Существенно еще и то, что индивиды, «собранные» в соответствии с новой моделью сборки субъекта, к такой среде адаптированы; не то чтобы они чувствуют себя здесь совсем как дома, но другого дома у них точно нет. Критика массовой культуры от имени европейской метафизики для них то же самое, что проповедь воздушной стихии для рыб: рыбы могут признать преимущества воздушной среды в соответствии с аргументами чистого разума, но не перестанут от этого быть рыбами.
Именно принадлежность к разным экзистенциальным проектам и обусловливает в первую очередь взаимное непонимание классических субъектов и их наследников. Достоверность бытия в пространстве публичного, достоверность дистанций высокой культуры, экзистенциальный пафос истины – все повисает в воздухе. Дело в том, что теперь эти требования чужеродны и попросту нераспознаваемы, им не соответствует никакая внутренняя достоверность присутствия. Тенденция к аутизму, ставшая простой наличной данностью (подобно уклонению к неврозу, присущему субъекту во времена Фрейда), требует для себя приемлемого устройства социума, и это требование принято к исполнению. Существующие тенденции тем самым вполне могут рассматриваться как движение в сторону обретения «оптимума условий существования» (Ницше). Для уходящего с исторической арены классического субъекта они суть потери духа, для нового индивида, адаптированного к ПСК, наоборот, достижения или завоевания. В таком двойственном свете предстает девальвация сокровенного (в порыве откровенности субъект всегда провозглашал: «Мне нечего скрывать!» – но только теперь скрывать стало действительно нечего) и все большее сближение субъекта с вещами по своему внутреннему устройству. Несовместимость двух моделей сборки уже начинает проявляться на уровне реакции избегания: правильные индивиды должны держаться подальше от «подозрительных субъектов» и наоборот; сохраняющие верность традициям должны противопоставлять себя обитателям ПСК. Так философия, поскольку она монополизирована классическим субъектом, демонстрирует реакцию теоретического избегания.

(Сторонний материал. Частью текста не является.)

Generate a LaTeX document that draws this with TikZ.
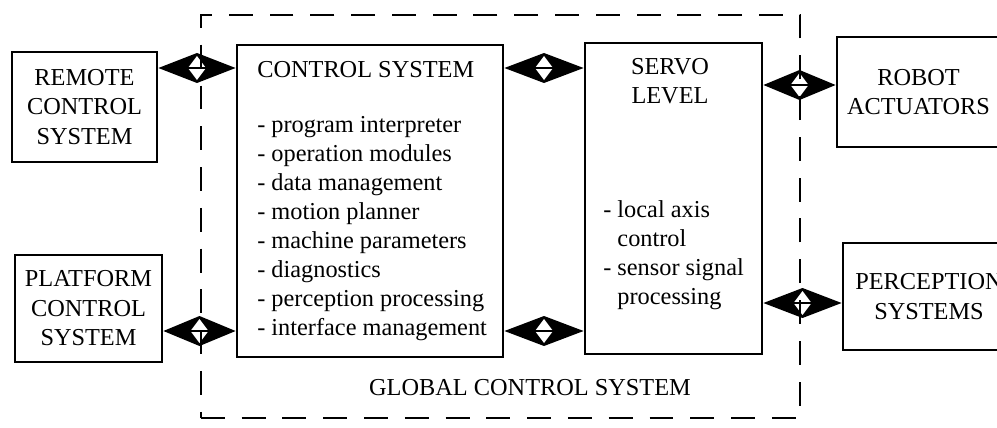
\documentclass[tikz,border=0pt]{standalone}
\usepackage{fontspec}
\setmainfont{Liberation Serif}
\usetikzlibrary{calc}
\tikzset{
	sysbox/.style = {draw=black, line width=2pt, align=center, inner sep=0pt,
		font=\fontsize{17.3}{21}\selectfont},% system block
	txt/.style = {align=left, inner sep=0pt, anchor=west,
		font=\fontsize{17.3}{20.6}\selectfont},% free text in a block
	globalframe/.style = {draw=black, line width=2pt,
		dash pattern=on 17pt off 12pt}% global control system
}
% double link: black diamond, white core, bar
\newcommand{\biarrow}[2]{%
	\fill ($(#1)$) -- ($(#1)!0.5!(#2)+(0,-15)$) -- ($(#2)$) -- ($(#1)!0.5!(#2)+(0,15)$) -- cycle;
	\fill[white] ($(#1)!0.5!(#2)+(-9,0)$) -- ++(9,-12) -- ++(9,12) -- ++(-9,12) -- cycle;
	\draw[line width=1.6pt] ($(#1)!0.5!(#2)+(-10,0)$) -- ++(20,0);
}

\begin{document}
\begin{tikzpicture}[x=0.025cm, y=-0.025cm]
	\useasboundingbox (0,0) rectangle (997,427);
	\clip (0,0) rectangle (997,427);
	% blocks
	\node[sysbox, minimum width=3.625cm, minimum height=2.75cm] (remote) at (84.5,107)
		{REMOTE\\CONTROL\\SYSTEM};
	\node[sysbox, minimum width=3.675cm, minimum height=2.675cm] (platform) at (88.5,308.5)
		{PLATFORM\\CONTROL\\SYSTEM};
	\node[sysbox, minimum width=6.65cm, minimum height=7.8cm] (ctrl) at (370,201) {};
	\node[sysbox, minimum width=4.425cm, minimum height=7.775cm] (servo) at (673.5,198.5) {};
	\node[sysbox, minimum width=4.075cm, minimum height=2.75cm] (robot) at (918.5,92)
		{ROBOT\\ACTUATORS};
	\node[sysbox, minimum width=4.3cm, minimum height=2.675cm] (percep) at (929,296.5)
		{PERCEPTION\\SYSTEMS};
	% texts inside the blocks
	\node[txt] (ctrlhead) at (257,70) {CONTROL SYSTEM};
	\node[txt] (ctrllist) at (257,228.5) {- program interpreter\\- operation modules\\
		- data management\\- motion planner\\- machine parameters\\- diagnostics\\
		- perception processing\\- interface management};
	\node[txt, align=center, anchor=center] (servohead) at (670,81) {SERVO\\LEVEL};
	\node[txt] (servolist) at (603,255) {- local axis\\\hphantom{- }control\\
		- sensor signal\\\hphantom{- }processing};
	% rows of the links
	\coordinate (toprow) at (0,68);
	\coordinate (botrow) at (0,331);
	\coordinate (rtoprow) at (0,85);
	\coordinate (rbotrow) at (0,303);
	\biarrow{remote.east |- toprow}{ctrl.west |- toprow}
	\biarrow{platform.east |- botrow}{ctrl.west |- botrow}
	\biarrow{ctrl.east |- toprow}{servo.west |- toprow}
	\biarrow{ctrl.east |- botrow}{servo.west |- botrow}
	\biarrow{servo.east |- rtoprow}{robot.west |- rtoprow}
	\biarrow{servo.east |- rbotrow}{percep.west |- rbotrow}
	% global frame
	\node[globalframe, minimum width=14.975cm, minimum height=10.075cm] (global) at (500.5,216.5) {};
	\node[txt, anchor=center] (globallabel) at (530,388) {GLOBAL CONTROL SYSTEM};
\end{tikzpicture}
\end{document}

Но, как уже отмечалось, демонстрирует очень непоследовательно, пытаясь развести в разные стороны единые по своей сути процессы, например демократизацию истины и инфляцию гражданской правомочности. С таким же успехом можно было бы пытаться разделить две составляющие дождя: то, что он освежающий и живительный (достижение, которое следует всячески приветствовать), и то, что он мокрый (наверное, потому, что это еще не совсем правильный дождь).
Разум привык справляться с традиционными вызовами – с проблемой познаваемости мира, с неподтвержденностью своей причастности к высшим смыслам бытия… Вообще разуму по силам любой противник, которому можно придать умопостигаемую форму. Другое дело обстоятельства неразумной действительности: по отношению к ним возможности разума ограничены. Наиболее продуманный ход состоит в том, чтобы объявить их недействительными: так поступали Кант, Гегель и многие другие представители метафизики. На какое-то время их можно вынести за скобки, ограничившись их облегченной умопостигаемой формой, которая в этом случае обретает роль ярко очерченной мишени для критики.